- **Exercise prompt**: Collect every line of the records below that contains the word "this".

________

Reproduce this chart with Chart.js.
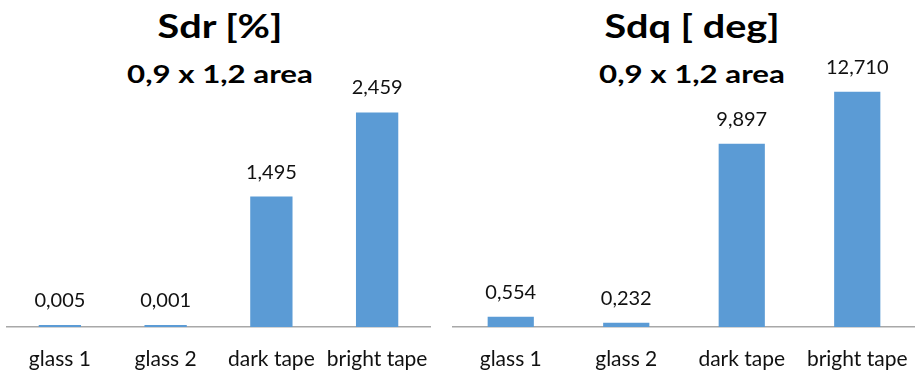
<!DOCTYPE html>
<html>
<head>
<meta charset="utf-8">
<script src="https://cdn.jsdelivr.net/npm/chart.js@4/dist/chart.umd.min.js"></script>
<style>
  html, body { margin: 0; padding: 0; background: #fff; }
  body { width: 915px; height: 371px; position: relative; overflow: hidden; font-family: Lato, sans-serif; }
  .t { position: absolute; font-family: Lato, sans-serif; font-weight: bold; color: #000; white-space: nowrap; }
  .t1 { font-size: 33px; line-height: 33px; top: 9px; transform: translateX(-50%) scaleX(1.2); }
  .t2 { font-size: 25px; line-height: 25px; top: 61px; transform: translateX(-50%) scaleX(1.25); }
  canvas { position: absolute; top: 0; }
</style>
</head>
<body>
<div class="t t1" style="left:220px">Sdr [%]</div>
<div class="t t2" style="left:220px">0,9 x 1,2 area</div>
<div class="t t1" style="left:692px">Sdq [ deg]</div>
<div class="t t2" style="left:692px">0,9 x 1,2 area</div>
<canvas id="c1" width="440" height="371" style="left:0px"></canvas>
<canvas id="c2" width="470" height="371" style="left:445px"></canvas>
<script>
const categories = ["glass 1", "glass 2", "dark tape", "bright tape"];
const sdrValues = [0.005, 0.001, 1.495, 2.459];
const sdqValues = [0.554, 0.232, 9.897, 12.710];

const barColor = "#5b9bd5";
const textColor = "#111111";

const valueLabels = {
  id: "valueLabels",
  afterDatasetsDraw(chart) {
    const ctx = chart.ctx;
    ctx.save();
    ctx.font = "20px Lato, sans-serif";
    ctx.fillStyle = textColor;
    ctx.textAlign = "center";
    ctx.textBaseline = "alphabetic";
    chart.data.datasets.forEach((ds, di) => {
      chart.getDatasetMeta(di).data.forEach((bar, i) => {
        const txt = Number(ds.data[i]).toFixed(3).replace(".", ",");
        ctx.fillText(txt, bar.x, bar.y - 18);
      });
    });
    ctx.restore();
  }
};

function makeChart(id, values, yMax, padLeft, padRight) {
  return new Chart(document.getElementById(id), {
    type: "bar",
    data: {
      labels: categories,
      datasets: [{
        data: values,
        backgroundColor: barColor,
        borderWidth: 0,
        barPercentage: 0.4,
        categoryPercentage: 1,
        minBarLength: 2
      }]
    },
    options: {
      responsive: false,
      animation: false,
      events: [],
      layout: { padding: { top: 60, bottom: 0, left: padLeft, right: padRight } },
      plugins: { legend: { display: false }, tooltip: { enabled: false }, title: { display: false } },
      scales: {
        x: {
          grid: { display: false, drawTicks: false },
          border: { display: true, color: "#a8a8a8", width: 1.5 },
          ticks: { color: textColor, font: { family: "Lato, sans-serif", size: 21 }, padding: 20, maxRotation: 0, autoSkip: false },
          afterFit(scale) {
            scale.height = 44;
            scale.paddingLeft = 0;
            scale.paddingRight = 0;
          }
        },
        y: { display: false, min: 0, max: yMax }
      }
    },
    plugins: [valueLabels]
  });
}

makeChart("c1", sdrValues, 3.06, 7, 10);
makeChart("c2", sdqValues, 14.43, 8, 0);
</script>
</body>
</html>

________

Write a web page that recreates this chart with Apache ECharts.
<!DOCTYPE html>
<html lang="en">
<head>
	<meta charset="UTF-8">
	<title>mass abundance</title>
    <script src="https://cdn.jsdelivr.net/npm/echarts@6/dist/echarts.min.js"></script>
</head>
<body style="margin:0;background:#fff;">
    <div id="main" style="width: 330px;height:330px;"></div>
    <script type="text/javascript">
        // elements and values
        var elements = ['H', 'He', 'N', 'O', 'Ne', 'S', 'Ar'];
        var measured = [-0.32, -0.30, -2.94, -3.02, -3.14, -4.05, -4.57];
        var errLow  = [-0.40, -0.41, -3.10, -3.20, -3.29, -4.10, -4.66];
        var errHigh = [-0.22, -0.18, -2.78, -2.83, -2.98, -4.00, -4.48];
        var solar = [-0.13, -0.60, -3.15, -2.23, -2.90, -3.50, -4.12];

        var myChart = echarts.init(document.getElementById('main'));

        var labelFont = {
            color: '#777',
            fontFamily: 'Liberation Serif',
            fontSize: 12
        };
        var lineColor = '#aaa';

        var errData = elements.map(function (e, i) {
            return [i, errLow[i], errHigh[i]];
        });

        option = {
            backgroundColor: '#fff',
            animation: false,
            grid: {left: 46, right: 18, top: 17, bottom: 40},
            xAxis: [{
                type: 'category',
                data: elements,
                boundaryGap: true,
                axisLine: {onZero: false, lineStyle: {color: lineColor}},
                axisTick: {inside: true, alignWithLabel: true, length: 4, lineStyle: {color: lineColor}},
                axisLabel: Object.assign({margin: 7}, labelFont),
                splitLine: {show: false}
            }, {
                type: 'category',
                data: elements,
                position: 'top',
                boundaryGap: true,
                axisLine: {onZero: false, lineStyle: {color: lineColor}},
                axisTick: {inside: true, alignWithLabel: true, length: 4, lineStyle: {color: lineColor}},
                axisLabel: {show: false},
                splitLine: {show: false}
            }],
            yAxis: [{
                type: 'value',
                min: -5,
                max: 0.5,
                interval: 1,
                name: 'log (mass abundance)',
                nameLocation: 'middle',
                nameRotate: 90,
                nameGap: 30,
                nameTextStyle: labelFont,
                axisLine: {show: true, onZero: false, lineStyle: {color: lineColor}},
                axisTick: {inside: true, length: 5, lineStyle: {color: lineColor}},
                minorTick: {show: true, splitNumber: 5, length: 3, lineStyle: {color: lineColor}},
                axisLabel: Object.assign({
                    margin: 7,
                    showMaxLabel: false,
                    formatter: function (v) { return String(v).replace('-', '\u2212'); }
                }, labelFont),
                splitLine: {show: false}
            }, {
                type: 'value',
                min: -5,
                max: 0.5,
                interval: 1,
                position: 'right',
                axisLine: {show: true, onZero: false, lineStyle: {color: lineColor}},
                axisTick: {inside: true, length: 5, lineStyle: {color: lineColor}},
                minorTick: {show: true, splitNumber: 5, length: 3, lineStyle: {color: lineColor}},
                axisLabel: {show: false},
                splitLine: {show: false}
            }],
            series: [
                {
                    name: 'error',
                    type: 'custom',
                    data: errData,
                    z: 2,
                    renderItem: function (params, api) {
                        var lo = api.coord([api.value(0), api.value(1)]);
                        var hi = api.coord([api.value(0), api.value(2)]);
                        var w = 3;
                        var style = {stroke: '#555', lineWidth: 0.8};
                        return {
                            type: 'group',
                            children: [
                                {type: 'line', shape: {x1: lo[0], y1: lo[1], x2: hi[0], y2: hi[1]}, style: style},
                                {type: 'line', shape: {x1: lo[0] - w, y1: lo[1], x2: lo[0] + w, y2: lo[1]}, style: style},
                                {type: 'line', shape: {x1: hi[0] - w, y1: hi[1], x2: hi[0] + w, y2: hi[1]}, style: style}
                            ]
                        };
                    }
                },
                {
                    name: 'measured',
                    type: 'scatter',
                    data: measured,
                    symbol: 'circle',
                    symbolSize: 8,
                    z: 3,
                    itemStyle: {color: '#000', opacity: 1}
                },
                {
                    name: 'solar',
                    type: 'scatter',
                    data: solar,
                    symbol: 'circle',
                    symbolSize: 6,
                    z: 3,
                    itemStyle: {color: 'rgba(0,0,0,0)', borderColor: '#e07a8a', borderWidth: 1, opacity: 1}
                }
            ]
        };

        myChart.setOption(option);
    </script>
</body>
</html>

________

- **Answer to the problem**:
Reproduce this chart with Chart.js.
Write a web page that recreates this chart with Apache ECharts.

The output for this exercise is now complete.